21. It is logical to conclude that no house allowance was ever paid to the Claimant. The clause stating ‘no housing will be provided’ meant there would be no reasonable accommodation provided by the Respondent to the Claimant, at or near the place of business. Section 31 of the Employment Act makes it obligatory for Employers to provide their Employees, with reasonable housing accommodation. In the alternative, the Employer shall pay to the Employee sufficient sum in rent, in addition to the salary of the Employee, to enable the Employee obtain reasonable accommodation. The clause stating ‘no housing will be provided’ was illegal and cannot be upheld. The Claimant is entitled to arrears of house allowance.
22. His last basic salary was Kshs. 135,725. 15% of this, for a period of 29 months, translates to arrears of Kshs. 590,403. He is granted arrears of house allowance at Kshs. 590,403.
23. The Respondent shall release to the Claimant his Certificate of Service, as required under Section 51 of the Employment Act 2007.

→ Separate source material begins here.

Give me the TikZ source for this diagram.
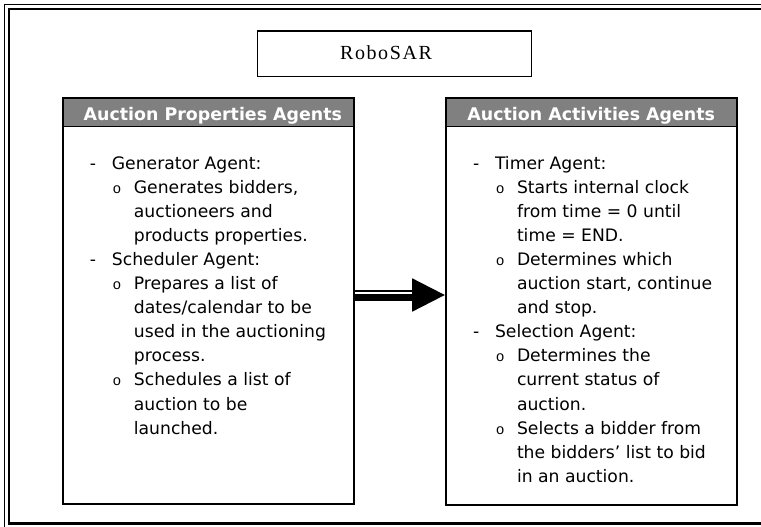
\documentclass[tikz,border=0pt]{standalone}
\usepackage{fontspec}
\setmainfont{DejaVu Sans}
\newfontfamily\titlefont{Liberation Serif}[LetterSpace=8]
\newfontfamily\bulletfont{Liberation Mono}
\usetikzlibrary{calc}

\definecolor{hdrgray}{RGB}{128,128,128}

% list lines: first level (dash), second level (o bullet), continuation
\newcommand\Lone[1]{\makebox[22pt][l]{-}#1\par}
\newcommand\Ltwo[1]{\hspace*{22pt}\makebox[22pt][l]{\hspace{0.8pt}\bulletfont\fontsize{14.5}{16}\selectfont o}#1\par}
\newcommand\Lcont[1]{\hspace*{44pt}#1\par}
\newcommand\agentlist[1]{\vtop{\hsize=290pt\fontsize{17.2}{24.1}\selectfont
  \parindent=0pt\parskip=0pt\leftskip=0pt\rightskip=0pt plus 1fil
  \lineskiplimit=-20pt #1}}

\tikzset{
  panel/.style={draw=black, line width=1.8pt, fill=white, inner sep=0pt,
    minimum width=291.5pt, minimum height=406.5pt, anchor=north west},
  panelhead/.style={draw=black, line width=1.8pt, fill=hdrgray, inner sep=0pt,
    minimum width=291.5pt, minimum height=28.8pt, anchor=north west},
  headtext/.style={text=white, inner sep=0pt, anchor=base,
    font=\fontsize{17.4}{20}\selectfont\bfseries},
  bodytext/.style={inner sep=0pt, anchor=base west},
}

\begin{document}
\begin{tikzpicture}[x=1pt, y=-1pt]
  \useasboundingbox (0,0) rectangle (761,527);
  \clip (0,0) rectangle (761,527);
  \fill[white] (0,0) rectangle (761,527);

  % outer frame: thin outer rule and thick inner rule
  \draw[line width=1.3pt] (4.5,540) -- (4.5,4.5) -- (780,4.5);
  \draw[line width=2.6pt] (9,523.2) rectangle (780,9);

  % title box
  \node[draw=black, line width=1.6pt, inner sep=0pt, minimum width=274pt,
        minimum height=45.6pt, anchor=north west] (title) at (256.8,30.2) {};
  \node[inner sep=0pt, anchor=base, font=\titlefont\fontsize{20}{24}\selectfont]
        (titletext) at (386,59.5) {RoboSAR};

  % left panel
  \node[panel] (props) at (61.7,96.8) {};
  \node[panelhead] (propshead) at (props.north west) {};
  \node[headtext] (propslabel) at ($(props.north)+(4.5,24.2)$) {Auction Properties Agents};
  \node[bodytext] (propsbody) at ($(props.north west)+(28,72.2)$) {\agentlist{%
    \Lone{Generator Agent:}
    \Ltwo{Generates bidders,}
    \Lcont{auctioneers and}
    \Lcont{products properties.}
    \Lone{Scheduler Agent:}
    \Ltwo{Prepares a list of}
    \Lcont{dates/calendar to be}
    \Lcont{used in the auctioning}
    \Lcont{process.}
    \Ltwo{Schedules a list of}
    \Lcont{auction to be}
    \Lcont{launched.}}};

  % right panel
  \node[panel, minimum width=291pt, minimum height=406.9pt] (acts) at (444.8,96.8) {};
  \node[panelhead, minimum width=291pt] (actshead) at (acts.north west) {};
  \node[headtext] (actslabel) at ($(acts.north)+(0,24.2)$) {Auction Activities Agents};
  \node[bodytext] (actsbody) at ($(acts.north west)+(28,72.2)$) {\agentlist{%
    \Lone{Timer Agent:}
    \Ltwo{Starts internal clock}
    \Lcont{from time = 0 until}
    \Lcont{time = END.}
    \Ltwo{Determines which}
    \Lcont{auction start, continue}
    \Lcont{and stop.}
    \Lone{Selection Agent:}
    \Ltwo{Determines the}
    \Lcont{current status of}
    \Lcont{auction.}
    \Ltwo{Selects a bidder from}
    \Lcont{the bidders’ list to bid}
    \Lcont{in an auction.}}};

  % connector: thin rule over a thick shaft, solid triangular head
  \coordinate (ay) at (0,295);
  \draw[line width=1.7pt] ($(props.east|-ay)+(0,-4.1)$) -- ($(acts.west|-ay)+(-32.6,-4.1)$);
  \fill ($(props.east|-ay)+(0,-1)$) rectangle ($(acts.west|-ay)+(-32.6,6)$);
  \fill ($(acts.west|-ay)+(-32.6,-16.7)$) -- (acts.west|-ay)
        -- ($(acts.west|-ay)+(-32.6,16.7)$) -- cycle;
\end{tikzpicture}
\end{document}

24. Interest granted at 14% per annum from the date of Judgment, till payment is made in full.
25. No order on the costs.
IN SUM, IT IS ORDERED:-
a) The Respondent shall pay to the Claimant arrears of house allowance at Kshs. 590,503.
b) Certificate of Service to issue.
c) Interest granted at 14% per annum from the date of Judgment until payment is made in full.
d) No order on the costs.
Dated and delivered at Malindi this 28th day of November 2018.